_The request_. Starting from the top of the material, restate each line exactly until the line that contains "from matplotlib.patches import Rectangle", which is also copied. Pictures are excluded.

_Provided material_.
━━━━━━━━━━━━━━━━
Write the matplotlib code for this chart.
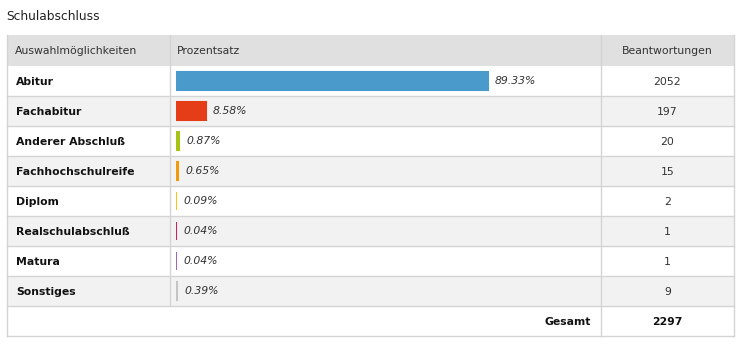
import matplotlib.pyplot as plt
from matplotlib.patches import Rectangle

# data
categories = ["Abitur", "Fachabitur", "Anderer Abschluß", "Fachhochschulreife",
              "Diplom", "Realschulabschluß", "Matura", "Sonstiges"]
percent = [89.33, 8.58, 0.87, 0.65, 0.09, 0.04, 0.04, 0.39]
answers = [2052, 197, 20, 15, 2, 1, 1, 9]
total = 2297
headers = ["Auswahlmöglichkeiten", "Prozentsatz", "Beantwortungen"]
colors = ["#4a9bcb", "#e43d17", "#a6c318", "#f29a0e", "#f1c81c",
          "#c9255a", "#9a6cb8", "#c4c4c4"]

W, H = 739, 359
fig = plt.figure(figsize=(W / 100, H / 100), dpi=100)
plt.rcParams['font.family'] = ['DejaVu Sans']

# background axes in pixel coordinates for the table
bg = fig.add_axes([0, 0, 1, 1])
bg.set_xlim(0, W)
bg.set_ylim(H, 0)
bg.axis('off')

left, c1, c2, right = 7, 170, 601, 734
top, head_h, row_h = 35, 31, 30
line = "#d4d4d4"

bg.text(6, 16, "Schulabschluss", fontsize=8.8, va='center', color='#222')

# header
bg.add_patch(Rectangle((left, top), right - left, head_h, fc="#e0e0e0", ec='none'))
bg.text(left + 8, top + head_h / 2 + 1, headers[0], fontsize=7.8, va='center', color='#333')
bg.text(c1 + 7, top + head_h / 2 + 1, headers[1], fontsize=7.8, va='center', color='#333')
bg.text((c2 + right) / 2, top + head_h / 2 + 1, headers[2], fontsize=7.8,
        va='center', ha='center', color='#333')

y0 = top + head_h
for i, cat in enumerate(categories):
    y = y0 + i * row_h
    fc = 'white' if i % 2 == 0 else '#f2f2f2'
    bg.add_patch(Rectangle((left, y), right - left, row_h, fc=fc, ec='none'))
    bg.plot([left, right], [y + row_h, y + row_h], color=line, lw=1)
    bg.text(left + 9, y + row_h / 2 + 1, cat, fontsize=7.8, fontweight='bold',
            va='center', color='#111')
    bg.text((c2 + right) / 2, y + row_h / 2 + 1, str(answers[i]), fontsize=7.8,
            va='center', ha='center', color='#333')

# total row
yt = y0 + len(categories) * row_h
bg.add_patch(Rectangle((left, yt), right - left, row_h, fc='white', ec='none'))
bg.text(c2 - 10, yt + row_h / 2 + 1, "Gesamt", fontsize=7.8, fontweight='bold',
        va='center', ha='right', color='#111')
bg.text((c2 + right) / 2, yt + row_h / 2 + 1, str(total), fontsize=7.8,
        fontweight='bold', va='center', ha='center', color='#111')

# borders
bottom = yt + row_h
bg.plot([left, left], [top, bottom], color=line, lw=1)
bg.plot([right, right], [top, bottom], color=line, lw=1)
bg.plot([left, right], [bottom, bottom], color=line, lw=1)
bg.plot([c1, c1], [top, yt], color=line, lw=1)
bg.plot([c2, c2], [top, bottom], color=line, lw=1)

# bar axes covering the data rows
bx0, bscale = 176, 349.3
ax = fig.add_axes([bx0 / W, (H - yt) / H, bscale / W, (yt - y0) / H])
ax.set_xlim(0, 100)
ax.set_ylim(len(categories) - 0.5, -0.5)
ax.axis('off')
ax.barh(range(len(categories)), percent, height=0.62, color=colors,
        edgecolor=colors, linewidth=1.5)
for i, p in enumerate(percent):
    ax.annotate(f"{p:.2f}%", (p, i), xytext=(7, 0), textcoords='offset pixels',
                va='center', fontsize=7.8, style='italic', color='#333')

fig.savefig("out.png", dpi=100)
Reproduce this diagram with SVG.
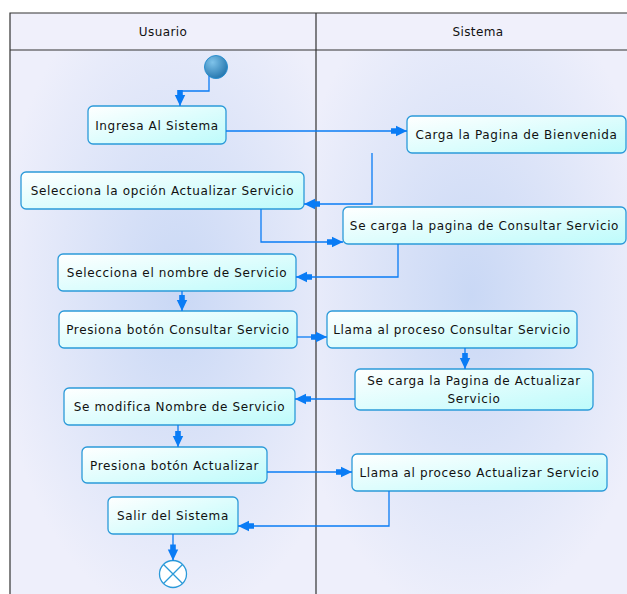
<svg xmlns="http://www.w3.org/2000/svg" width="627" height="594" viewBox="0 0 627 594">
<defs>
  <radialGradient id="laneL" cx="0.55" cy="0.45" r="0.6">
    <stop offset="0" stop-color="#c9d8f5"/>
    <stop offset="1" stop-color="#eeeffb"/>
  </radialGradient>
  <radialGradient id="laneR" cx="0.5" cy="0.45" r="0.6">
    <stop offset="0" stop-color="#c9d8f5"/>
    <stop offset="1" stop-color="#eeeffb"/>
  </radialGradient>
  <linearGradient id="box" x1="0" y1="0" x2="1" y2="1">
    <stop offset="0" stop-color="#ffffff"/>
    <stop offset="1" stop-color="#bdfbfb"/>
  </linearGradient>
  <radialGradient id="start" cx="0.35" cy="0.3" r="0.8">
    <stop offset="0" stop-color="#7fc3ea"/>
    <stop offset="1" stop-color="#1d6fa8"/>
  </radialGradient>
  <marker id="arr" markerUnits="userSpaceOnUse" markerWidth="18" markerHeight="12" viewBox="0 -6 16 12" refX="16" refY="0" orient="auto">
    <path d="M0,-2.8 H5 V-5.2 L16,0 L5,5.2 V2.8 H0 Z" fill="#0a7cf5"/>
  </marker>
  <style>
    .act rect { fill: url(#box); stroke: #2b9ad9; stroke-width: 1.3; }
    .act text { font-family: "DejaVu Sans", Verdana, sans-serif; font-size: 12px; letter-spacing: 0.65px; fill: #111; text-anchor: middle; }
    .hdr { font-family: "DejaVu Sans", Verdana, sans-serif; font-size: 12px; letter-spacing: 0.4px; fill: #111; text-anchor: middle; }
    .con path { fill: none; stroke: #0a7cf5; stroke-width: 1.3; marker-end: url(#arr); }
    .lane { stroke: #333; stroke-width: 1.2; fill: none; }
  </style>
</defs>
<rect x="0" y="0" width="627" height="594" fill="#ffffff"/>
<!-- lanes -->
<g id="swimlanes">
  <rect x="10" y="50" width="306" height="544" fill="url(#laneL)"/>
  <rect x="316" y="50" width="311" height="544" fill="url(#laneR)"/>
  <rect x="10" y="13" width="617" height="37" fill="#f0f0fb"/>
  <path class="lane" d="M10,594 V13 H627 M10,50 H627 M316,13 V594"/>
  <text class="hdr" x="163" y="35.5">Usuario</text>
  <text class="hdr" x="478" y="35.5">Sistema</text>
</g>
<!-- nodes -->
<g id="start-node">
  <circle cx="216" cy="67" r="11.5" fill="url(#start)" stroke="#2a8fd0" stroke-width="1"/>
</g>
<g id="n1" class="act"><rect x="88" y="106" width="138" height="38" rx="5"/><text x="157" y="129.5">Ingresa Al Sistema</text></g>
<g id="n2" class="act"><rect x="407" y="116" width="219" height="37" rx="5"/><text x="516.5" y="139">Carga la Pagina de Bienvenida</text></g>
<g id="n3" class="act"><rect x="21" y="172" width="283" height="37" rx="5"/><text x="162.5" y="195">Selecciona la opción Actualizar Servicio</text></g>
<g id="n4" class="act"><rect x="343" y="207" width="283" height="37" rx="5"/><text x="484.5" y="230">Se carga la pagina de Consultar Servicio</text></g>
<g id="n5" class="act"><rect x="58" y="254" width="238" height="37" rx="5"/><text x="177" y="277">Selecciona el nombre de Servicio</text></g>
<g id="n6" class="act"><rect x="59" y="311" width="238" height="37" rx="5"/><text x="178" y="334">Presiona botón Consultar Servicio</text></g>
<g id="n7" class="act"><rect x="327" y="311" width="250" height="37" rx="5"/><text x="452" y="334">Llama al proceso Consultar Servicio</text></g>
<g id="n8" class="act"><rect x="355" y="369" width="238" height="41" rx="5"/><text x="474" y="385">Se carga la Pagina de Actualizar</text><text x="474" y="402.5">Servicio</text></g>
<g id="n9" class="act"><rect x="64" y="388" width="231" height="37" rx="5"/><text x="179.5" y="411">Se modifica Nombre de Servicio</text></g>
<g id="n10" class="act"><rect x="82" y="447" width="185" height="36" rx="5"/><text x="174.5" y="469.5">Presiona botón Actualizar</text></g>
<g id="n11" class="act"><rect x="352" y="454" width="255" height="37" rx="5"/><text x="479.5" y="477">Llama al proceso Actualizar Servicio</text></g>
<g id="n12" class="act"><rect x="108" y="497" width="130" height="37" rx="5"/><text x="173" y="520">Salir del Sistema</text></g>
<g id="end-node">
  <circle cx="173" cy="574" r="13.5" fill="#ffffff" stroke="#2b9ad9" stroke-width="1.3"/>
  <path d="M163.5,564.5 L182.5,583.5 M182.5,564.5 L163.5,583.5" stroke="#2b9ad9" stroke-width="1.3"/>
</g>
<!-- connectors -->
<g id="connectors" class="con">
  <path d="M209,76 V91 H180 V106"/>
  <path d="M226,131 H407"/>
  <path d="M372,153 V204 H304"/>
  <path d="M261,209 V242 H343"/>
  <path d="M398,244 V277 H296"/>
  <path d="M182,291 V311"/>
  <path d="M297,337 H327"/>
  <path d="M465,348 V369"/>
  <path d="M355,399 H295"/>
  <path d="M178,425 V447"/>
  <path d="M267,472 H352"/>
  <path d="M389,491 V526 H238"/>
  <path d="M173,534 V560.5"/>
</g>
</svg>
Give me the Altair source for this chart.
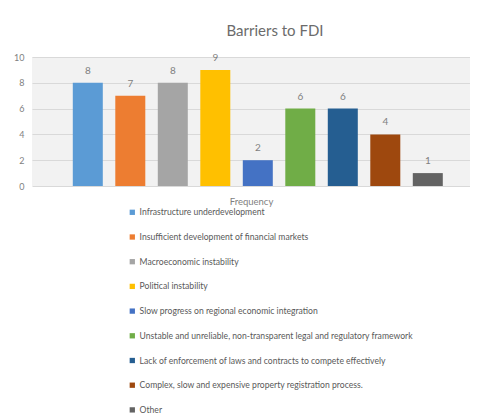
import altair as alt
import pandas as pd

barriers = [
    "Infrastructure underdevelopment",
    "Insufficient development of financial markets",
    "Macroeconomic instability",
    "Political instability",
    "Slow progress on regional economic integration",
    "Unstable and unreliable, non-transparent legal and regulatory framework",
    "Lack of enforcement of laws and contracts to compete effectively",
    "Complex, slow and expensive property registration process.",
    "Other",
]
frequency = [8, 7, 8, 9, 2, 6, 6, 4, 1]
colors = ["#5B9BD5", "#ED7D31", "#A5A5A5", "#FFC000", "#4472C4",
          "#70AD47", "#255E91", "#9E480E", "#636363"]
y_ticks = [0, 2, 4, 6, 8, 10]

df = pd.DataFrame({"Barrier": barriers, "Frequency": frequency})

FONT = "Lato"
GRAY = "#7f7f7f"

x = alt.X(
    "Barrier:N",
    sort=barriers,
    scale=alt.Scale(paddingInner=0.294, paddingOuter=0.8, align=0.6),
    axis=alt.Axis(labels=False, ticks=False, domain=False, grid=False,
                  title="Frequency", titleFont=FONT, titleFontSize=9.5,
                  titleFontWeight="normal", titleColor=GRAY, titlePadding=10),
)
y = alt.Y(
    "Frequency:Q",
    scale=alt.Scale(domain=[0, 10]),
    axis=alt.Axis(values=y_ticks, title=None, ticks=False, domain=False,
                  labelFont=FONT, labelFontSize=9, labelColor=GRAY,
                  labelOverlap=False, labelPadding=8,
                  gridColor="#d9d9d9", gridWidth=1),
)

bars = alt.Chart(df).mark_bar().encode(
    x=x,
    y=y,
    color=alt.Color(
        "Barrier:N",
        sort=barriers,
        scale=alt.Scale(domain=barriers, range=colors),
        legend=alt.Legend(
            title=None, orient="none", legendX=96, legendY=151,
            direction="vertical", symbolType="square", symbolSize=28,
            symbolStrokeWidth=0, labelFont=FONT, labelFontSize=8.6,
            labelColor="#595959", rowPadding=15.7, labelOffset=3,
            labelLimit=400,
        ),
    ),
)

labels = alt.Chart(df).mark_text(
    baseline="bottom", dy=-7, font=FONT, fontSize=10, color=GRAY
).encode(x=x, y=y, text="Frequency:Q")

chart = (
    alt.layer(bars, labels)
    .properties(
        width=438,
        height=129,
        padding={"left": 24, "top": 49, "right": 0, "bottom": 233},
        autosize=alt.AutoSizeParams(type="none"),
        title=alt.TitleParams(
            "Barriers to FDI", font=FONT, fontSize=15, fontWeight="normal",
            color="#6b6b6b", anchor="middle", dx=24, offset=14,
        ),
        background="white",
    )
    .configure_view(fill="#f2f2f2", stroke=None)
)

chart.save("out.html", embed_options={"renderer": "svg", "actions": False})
━━━━━━━━━━━━━━━━
_Response to the task_.
Write the matplotlib code for this chart.
import matplotlib.pyplot as plt
from matplotlib.patches import Rectangle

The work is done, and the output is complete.